Amidst books and puzzles, children from grades 3 to 11 and 12, mill around Vismaya Kalike, a community learning centre in Anjanapura. They organise themselves into groups, with a volunteer in tow, depending on what they want to learn about for the day.
Vismaya Kalike, an after-school support initiative, which stresses community-based learning, enables a democratic, inclusive and enriching learning space for them. Children come from all nearby areas, majority of them are from a settlement in Anjanapura.
Organisations that promote community-based learning have emerged as an important link in ensuring that children, especially those on the socio-economic margins, receive due attention and encouragement in pursuing their studies. As per reports, these models have been able to bridge the last mile when it comes to education, especially among children from “denotified tribes, orphaned children, migrant workers, and families from below the poverty line.”

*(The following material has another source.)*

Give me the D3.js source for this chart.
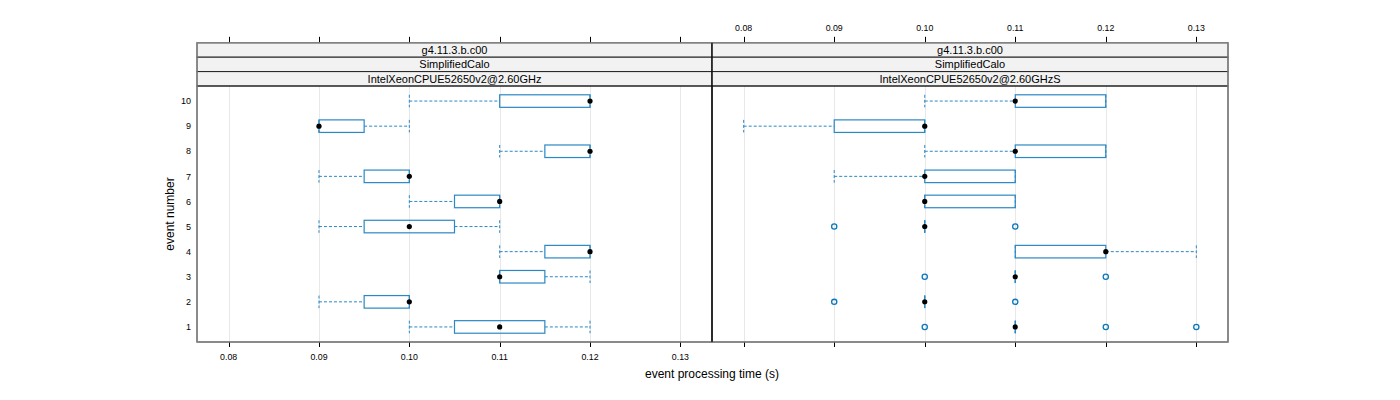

Vismaya Kalike’s centre was started along similar lines. “We started this for first-generation learners in 2018 and have been running it since. After receiving an overwhelming response from the community, we realised the need for this,” says Vignesh Prasad, coordinator and Founder at Vismaya.
But why are these centres important today?
Filling the gaps
It is important to understand the gaps in the current infrastructure for education that have paved the way for these alternative forms of learning. “In a school, there is a lack of individual attention. We teach a class, we don’t know what each child’s bandwidth is. But in this particular space, we know accurately where the child lags behind,” says Janaki Prasad, who has been a teacher for 30 years, and is currently engaged with the children at the centre for three years now.
It works differently with each child, she says, adding that she uses incentives, tamarind seeds, etc while explaining mathematical concepts like division to a child. In her previous job as a teacher, the format was bound to the syllabus. “Here, I am only looking at the child learning a concept, which is a big difference,” she claims, adding that she has the space to experiment with different and more effective teaching modes. Through participatory learning, the centre has made mathematical concepts easy to understand for the children.
“We also realised the children don’t know the basics even, they’re just going along with the motions of school,” says Vignesh, adding that their schools don’t have the bandwidth to actually help them catch up with the basics. Further, they also realised children primarily need a safe space. “Initially, our focus was to create something akin to an organised play space, where they could play the sports that their upper-middle-class counterparts would in their apartment complexes. As schoolwork was crucial, they slowly started introducing science experiments and other things,” he says.
Previously, Citizen Matters reported on how government schools were facing an uptick in dropout rates, as parents either found it unaffordable to fund their children’s education, or the children werebeing entrusted with sibling care at home, etc. The number was higher for those enrolled in primary and upper primary levels, which are considered crucial learning years.
What happens to these children who fall through the cracks?
Students from diverse backgrounds
“We have students coming from several underserved communities, they don’t enjoy at home or at school,” says Gurumurthy. M, a trustee at Vismaya Kalike. Their centre in Anjanapura, hosts children largely from the Muslim community, children of pourakarmikas and domestic workers studying in government as well as private schools.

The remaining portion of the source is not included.